Émission du 2 mai 2023
Mission encre noire Tome 37 Chapitre 408. Le plein d’ordinaire par Étienne Tremblay paru en 2023 aux éditions Les Herbes Rouges. Asti qu’était belle! se dit Mathieu alors qu'il entre dans le Pétro sur le boulevard qui mène vers Longueuil, proche de l’usine Weston. Elle, c’est Val, sa future collègue que l’adolescent de Boucherville va chercher désespérément à séduire. Le futur cégépien est persuadé d’être promis à un grand destin de poète, cela sera-t-il suffisant pour elle? En attendant, il travaille de nuit dans une station-service à distance de vélo de chez lui. Une job parfaite qui lui permet de lire à sa guise, de consommer ses trois gammes de pot, de voler des cigarettes et de manger à volonté.

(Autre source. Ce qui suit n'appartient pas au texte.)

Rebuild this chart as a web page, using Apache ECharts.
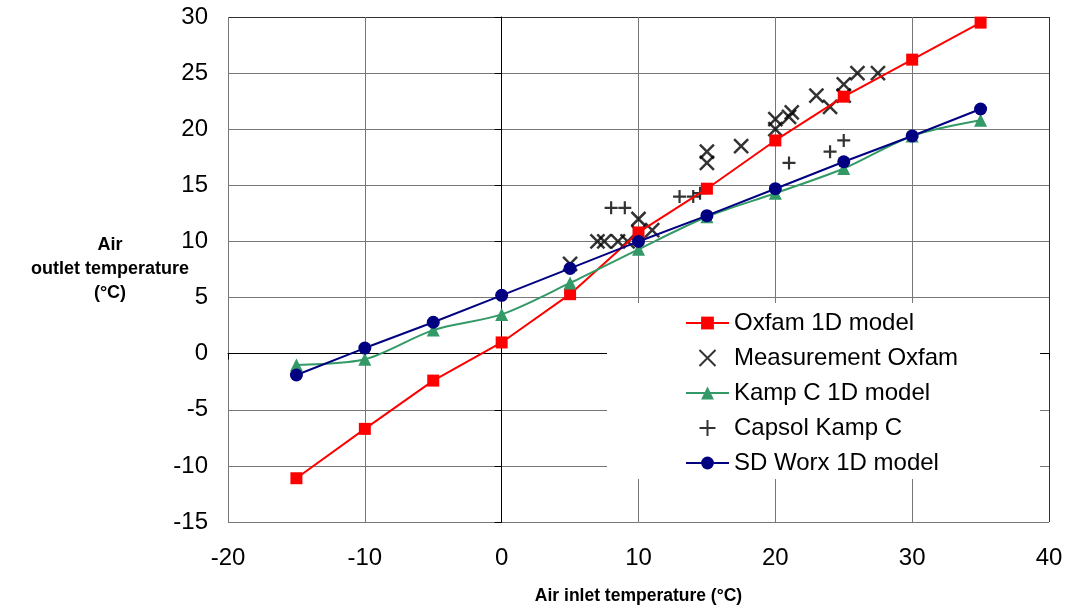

Mathieu illustre à merveille la chronique ordinaire d’un ados de banlieue des années 2000. Une jeunesse qui se mélange, qui se passionne, qui se voit un avenir exceptionnel, qui rêve la vie en grand plutôt qu’à travers le miroir aveugle de l’écran noir d’un cellulaire. Mathieu n’a rien de différent des autres, si ce n’est l’élan que lui procure une sensibilité exacerbée et un certain goût du risque. Des excès qui fatalement se fracasseront contre le mur des réalités. Voici un roman initiatique qui relate l’aventure épisodique, très attachante, d’un jeune homme en quête de lui-même, pris au centre de son univers sensible, près à devenir un autre Mathieu, même s'il ne sait pas très bien encore à quoi cela ressemblera. J’accueille, ce soir à Mission encre noire, Étienne Tremblay.